1. 16
  1.  

  2. 1

    I love this blog post. I like the narrative of an exploratory journey, the dead-ends and head scratching, and the humbleness. And I like how the author didn’t just stop at the format - they kept going and going into parsing the XML then the language itself. That kind of end-to-end depth is rarely shown in blog posts.

    Just some advice for future data spelunkers in the future, and I’m sure the blog post author already knows this. When they said:

    Scanning through the file with xxd, I did not find any visible structure…The first simple thing to try was to just attempt to find a ZIP file by going through the bytes of the file one by one. After all, it was very plausible that the file starts with some Apple header followed by some compressed data.

    Most file formats have “magic headers”, some prefix of one or two or four bytes that “uniquely” (lol if only) identify the format. Here a nice reference to get started with: https://en.wikipedia.org/wiki/List_of_file_signatures. So when I saw the hex output I was thinking “hmm f74d….hmm 78da”. And 78da happens to be a magic header for ZLIB with best compression.

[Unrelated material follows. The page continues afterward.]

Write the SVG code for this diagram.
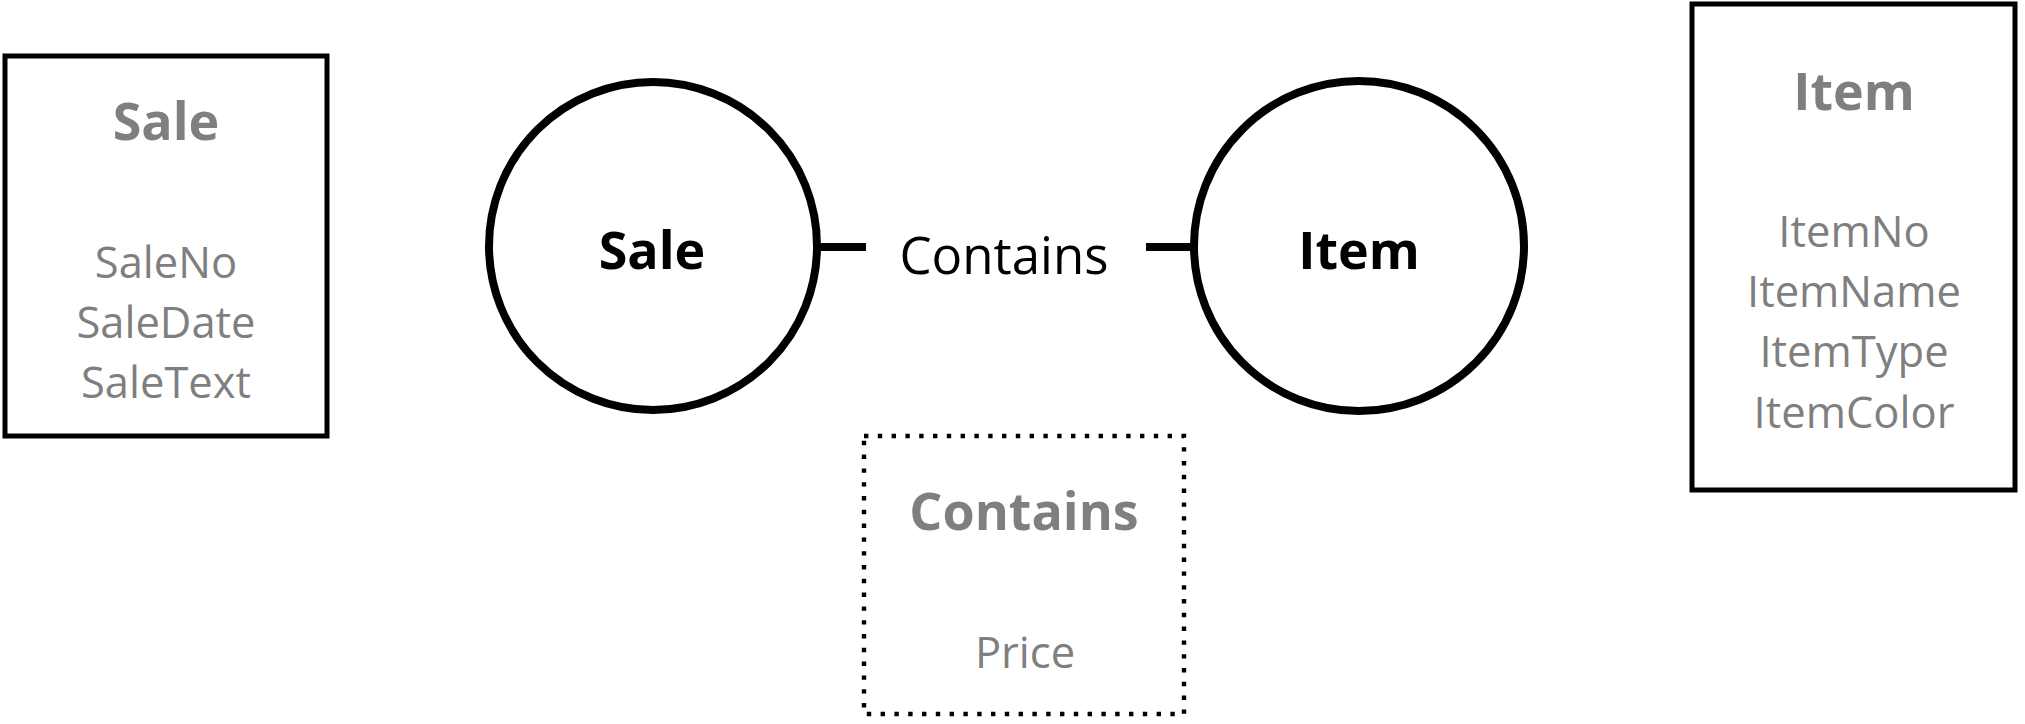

    But if you have a big set of magic headers, how do you efficiently find them in a blob of bytes from the start? I faced a similar problem at work a while ago, trying to find JPEG’s in a stream of bytes that can’t be loaded into memory and may only be scanned once, and settled on using a Rabin-Karp string search for multiple prefixes. [1] [2]. Rabin-Karp is easy to implement. I’m sure there are other interesting solutions.

    The disadvantage of “searching for prefixes from the start then stopping when you find one” is just because you find a prefix doesn’t mean that format is there, you need to do the hard work of attempting to deserialize it, and if it fails remember that that (prefix, byte pointer) point is not interesting and skip it. This is the advantage of the author’s approach, eventually you need to get in there and ZLIB-decompress from some starting point.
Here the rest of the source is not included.